A brand new year brings with it resolutions and goals. A financial goal can be anything from getting on the property ladder, saving for your dream holiday or retiring early.

As the saying goes though, a goal without a plan is just a dream. So what are some of the tips and tricks to setting goals and staying committed to achieving them.

In this article, we explain:

  • What are financial goals are and why are they so important?
  • Why does setting a financial goal matter?
  • How do you set realistic goals?
  • What are the top 10 financial goals?

What are financial goals?

Financial goals can be short-term objectives, such as saving money for:

  • Travel
  • A wedding
  • Repaying your credit card debt

Consolidating your debt using a balance transfer card could help you repay what you owe faster but make sure you understand the small print and have a repayment plan in place.

Longer-term, big financial goals could be to:

  • Achieve financial security and retire early
  • Hit a certain amount in your pension pot by the time you retire

Saving for a deposit for a house can be a short, medium or longer term goal, depending on when you plan to buy.

Goals are very personal and depend on your stage in life, your ambitions, commitments, as well as your personal finances.

The idea is that if you can identify what your objectives are, you are better able to draw up a strategy to reach those goals. It is equally important that you check in on your financial situation and plans to ensure you are still on track.

Why financial goals matter

Let’s say your goal is to have a retirement plan that allows you to live comfortably in your older years, in a nice house and ensure your children have a stable future.

Goal setting crystallises those aims, making it easier to visualise something that could be very far away, giving you focus and motivation.

  • A goal sets you off in a certain direction, so you are better able to create financial plans that you can follow, reducing the chance of failure. 
  • Knowing your aims enables you to work out roughly how much money you might need to save in order to achieve those aims.
  • Sharing that goal with others, such as your family and friends, can offer extra support and ease the pressure on spending money when together
  • You will also be able to track your progress and measure your success, giving a sense of achievement.

The aim is to be in control of your money, so it doesn’t control you. Your future self will thank you for it.

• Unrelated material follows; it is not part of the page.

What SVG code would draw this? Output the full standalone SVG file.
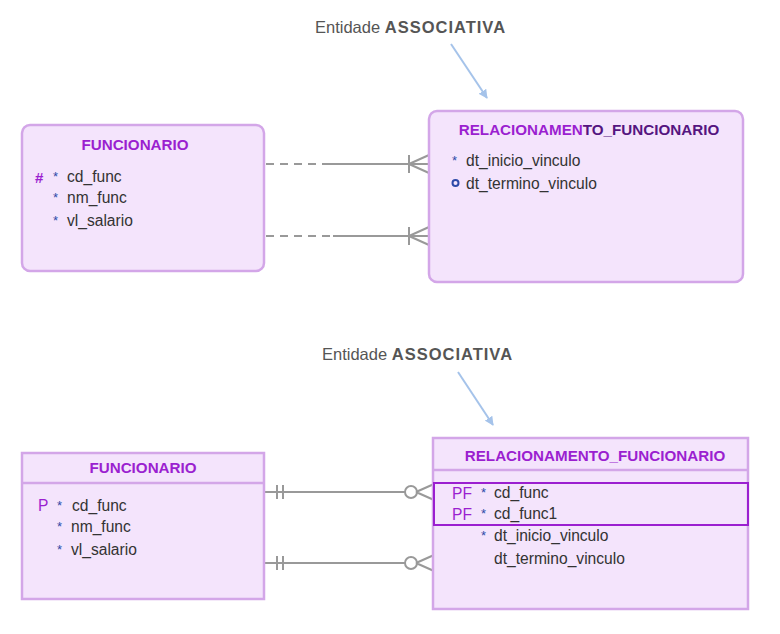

How to set realistic financial goals

Setting realistic financial goals is important. Of course the dream is to be a millionaire by the time we’re 25 and retire at 35, but having a more realistic objective means you are more likely to achieve it.

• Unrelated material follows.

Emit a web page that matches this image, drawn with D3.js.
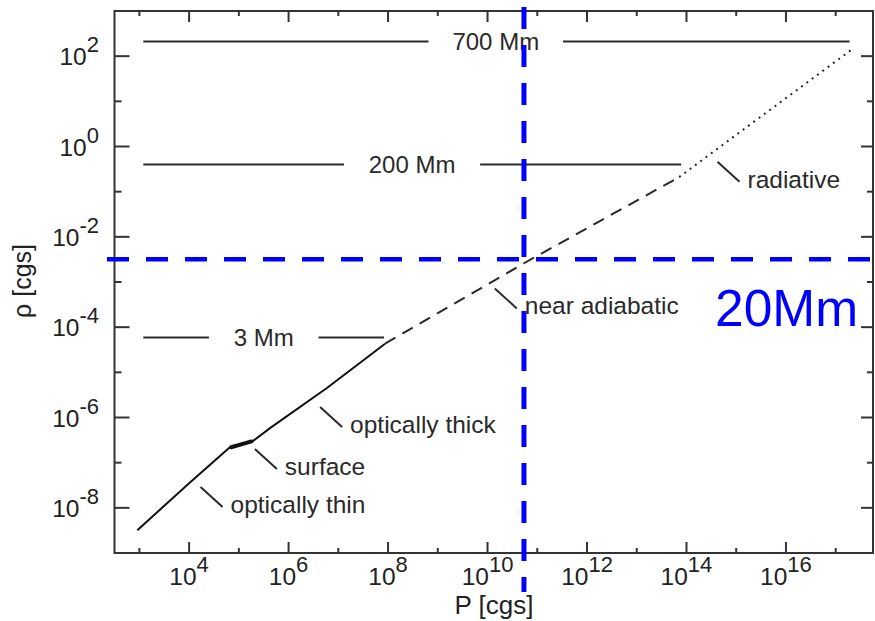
<!DOCTYPE html>
<html><head><meta charset="utf-8">
<script src="https://cdn.jsdelivr.net/npm/d3@7"></script>
<style>
body{margin:0;background:#fff}
svg{display:block;font-family:"Liberation Sans",Arial,Helvetica,sans-serif}
</style>
</head><body>
<svg id="chart" width="875" height="621"></svg>
<script>
// ---------- data ----------
const xMajorExponents = [4, 6, 8, 10, 12, 14, 16];
const xMinorExponents = [3, 5, 7, 9, 11, 13, 15, 17];
const yMajorExponents = [-8, -6, -4, -2, 0, 2];
const yMinorExponents = [-7, -5, -3, -1, 1];

// solid part of the stratification curve (optically thin -> optically thick)
const solidPressure = [9.1e2, 1.0e4, 6.6e4, 1.9e5, 4.3e5, 5.9e6, 8.7e7];
const solidDensity  = [3.2e-9, 3.5e-8, 2.2e-7, 3.0e-7, 5.9e-7, 4.5e-6, 4.3e-5];
// surface kink
const surfacePressure = [7.0e4, 1.8e5];
const surfaceDensity  = [2.2e-7, 2.95e-7];
// dashed part (near adiabatic)
const dashedPressure = [8.7e7, 5.4e10, 7.1e13];
const dashedDensity  = [4.3e-5, 2.6e-3, 0.21];
// dotted part (radiative)
const dottedPressure = [7.1e13, 4.8e15, 2.1e17];
const dottedDensity  = [0.21, 6.5, 1.4e2];

// depth reference lines
const depthLabels   = ["700 Mm", "200 Mm", "3 Mm"];
const depthDensity  = [2.1e2, 0.40, 5.9e-5];
const depthStartP   = [1.2e3, 1.2e3, 1.2e3];
const depthGapStartP= [6.5e8, 1.3e7, 2.5e4];
const depthGapEndP  = [3.3e11, 7.1e9, 4.0e6];
const depthEndP     = [1.9e17, 7.8e13, 8.3e7];

// annotations
const annotationLabels   = ["optically thin", "surface", "optically thick", "near adiabatic", "radiative"];
const annotationPressure = [1.7e4, 2.1e5, 4.3e6, 1.4e10, 4.2e14];
const annotationDensity  = [2.9e-8, 2.0e-7, 1.7e-6, 7.2e-4, 0.46];

// 20 Mm marker
const markerPressure = 5.4e10;
const markerDensity  = 3.2e-3;
const markerLabel = "20Mm";

// ---------- drawing ----------
const svg = d3.select("#chart");
const L = 114.5, R = 873, T = 11, B = 553;
const x = d3.scaleLog().domain([Math.pow(10, 2.5), Math.pow(10, 17.75)]).range([L, R]);
const y = d3.scaleLog().domain([1e-9, 1e3]).range([B, T]);

const ink = "#2a2a2a";
const line = d3.line().x(d => x(d[0])).y(d => y(d[1]));

// depth lines
depthLabels.forEach((lab, i) => {
  const yy = y(depthDensity[i]);
  svg.append("line").attr("x1", x(depthStartP[i])).attr("x2", x(depthGapStartP[i]))
    .attr("y1", yy).attr("y2", yy).attr("stroke", ink).attr("stroke-width", 2);
  svg.append("line").attr("x1", x(depthGapEndP[i])).attr("x2", x(depthEndP[i]))
    .attr("y1", yy).attr("y2", yy).attr("stroke", ink).attr("stroke-width", 2);
  svg.append("text").attr("x", (x(depthGapStartP[i]) + x(depthGapEndP[i])) / 2)
    .attr("y", yy + 8.5).attr("text-anchor", "middle").attr("font-size", 24)
    .attr("fill", ink).text(lab);
});

// curve
svg.append("path").datum(d3.zip(solidPressure, solidDensity)).attr("d", line)
  .attr("fill", "none").attr("stroke", "#111").attr("stroke-width", 2).attr("stroke-linejoin", "round");
svg.append("path").datum(d3.zip(surfacePressure, surfaceDensity)).attr("d", line)
  .attr("fill", "none").attr("stroke", "#111").attr("stroke-width", 4).attr("stroke-linecap", "round");
svg.append("path").datum(d3.zip(dashedPressure, dashedDensity)).attr("d", line)
  .attr("fill", "none").attr("stroke", ink).attr("stroke-width", 2).attr("stroke-dasharray", "12,8");
svg.append("path").datum(d3.zip(dottedPressure, dottedDensity)).attr("d", line)
  .attr("fill", "none").attr("stroke", ink).attr("stroke-width", 2).attr("stroke-dasharray", "2,4.6");

// annotations
annotationLabels.forEach((lab, i) => {
  const ax = x(annotationPressure[i]), ay = y(annotationDensity[i]);
  svg.append("line").attr("x1", ax).attr("y1", ay).attr("x2", ax + 22).attr("y2", ay + 20)
    .attr("stroke", ink).attr("stroke-width", 2);
  svg.append("text").attr("x", ax + 30).attr("y", ay + 26).attr("font-size", 24.5)
    .attr("fill", ink).text(lab);
});

// frame & ticks
svg.append("rect").attr("x", L).attr("y", T).attr("width", R - L).attr("height", B - T)
  .attr("fill", "none").attr("stroke", "#333").attr("stroke-width", 2);
const tickG = svg.append("g").attr("stroke", "#333").attr("stroke-width", 2);
function xt(exps, len) {
  exps.forEach(e => {
    const xx = x(Math.pow(10, e));
    tickG.append("line").attr("x1", xx).attr("x2", xx).attr("y1", B).attr("y2", B - len);
    tickG.append("line").attr("x1", xx).attr("x2", xx).attr("y1", T).attr("y2", T + len);
  });
}
function yt(exps, lenL, lenR) {
  exps.forEach(e => {
    const yy = y(Math.pow(10, e));
    tickG.append("line").attr("x1", L).attr("x2", L + lenL).attr("y1", yy).attr("y2", yy);
    tickG.append("line").attr("x1", R).attr("x2", R - lenR).attr("y1", yy).attr("y2", yy);
  });
}
xt(xMajorExponents, 11); xt(xMinorExponents, 5);
yt(yMajorExponents, 15, 12); yt(yMinorExponents, 7, 6);

// tick labels
xMajorExponents.forEach(e => {
  const t = svg.append("text").attr("x", x(Math.pow(10, e))).attr("y", 585)
    .attr("text-anchor", "middle").attr("font-size", 24.5).attr("fill", "#222");
  t.append("tspan").text("10");
  t.append("tspan").attr("dy", -13).attr("font-size", 22).text(e);
});
yMajorExponents.forEach(e => {
  const t = svg.append("text").attr("x", 99).attr("y", y(Math.pow(10, e)) + 9)
    .attr("text-anchor", "end").attr("font-size", 24.5).attr("fill", "#222");
  t.append("tspan").text("10");
  t.append("tspan").attr("dy", -13).attr("font-size", 22).text(e);
});

// axis titles
svg.append("text").attr("x", 494).attr("y", 614).attr("text-anchor", "middle")
  .attr("font-size", 26).attr("fill", "#222").text("P [cgs]");
svg.append("text").attr("transform", "translate(31,281) rotate(-90)").attr("text-anchor", "middle")
  .attr("font-size", 25).attr("fill", "#222").text("ρ [cgs]");

// blue marker lines
const mx = x(markerPressure), my = y(markerDensity);
svg.append("line").attr("x1", mx).attr("x2", mx).attr("y1", 7).attr("y2", 592)
  .attr("stroke", "#0000ff").attr("stroke-width", 5).attr("stroke-dasharray", "22,16");
svg.append("line").attr("x1", 107).attr("x2", 875).attr("y1", my).attr("y2", my)
  .attr("stroke", "#0000ff").attr("stroke-width", 4.5).attr("stroke-dasharray", "22,17");
svg.append("text").attr("x", 715).attr("y", 326).attr("font-size", 51.5)
  .attr("fill", "#0000ff").text(markerLabel);
</script>
</body></html>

Saying that, while your goals should be affordable and practical, they should also push you a little bit.

Here are some tips:

  • You can speak to an independent financial adviser who will help you map out your life from a financial perspective. They will play out “what if?” scenarios to test the resilience of your plan, such as, what if the stock market crashes? What if I have children? What if my income streams are affected?
  • If you don’t want to see a financial adviser yet or you don’t have the money, you can take on the role yourself and ask yourself the same questions: what would I like to achieve – and be specific about it.
  • Try to think about short term financial goals such as:
    • paying off expensive debt
    • increasing your credit score
    • building up 3-6 months of essential outgoings in cash in an easy-access savings account for emergencies
  • Think about a longer-term objective such as overpaying your mortgage by a set amount each month so you can be debt-free sooner. Most long-term financial goals would relate to increasing your retirement accounts.

Look at your current financial situation and draw up a budget. Knowing how much you have coming in and going out, will give you a clearer idea of how much extra money you can set aside to commit to your goals. 

Work out ways to cut back but also methods to increase your income such as asking for a pay rise, ensuring you are getting all the benefits you are entitled to and exploring side hustles.

And don’t just think about the now – think about your earnings in the future and your possible financial commitments. For example, if starting a family is on your mind that is something to factor in.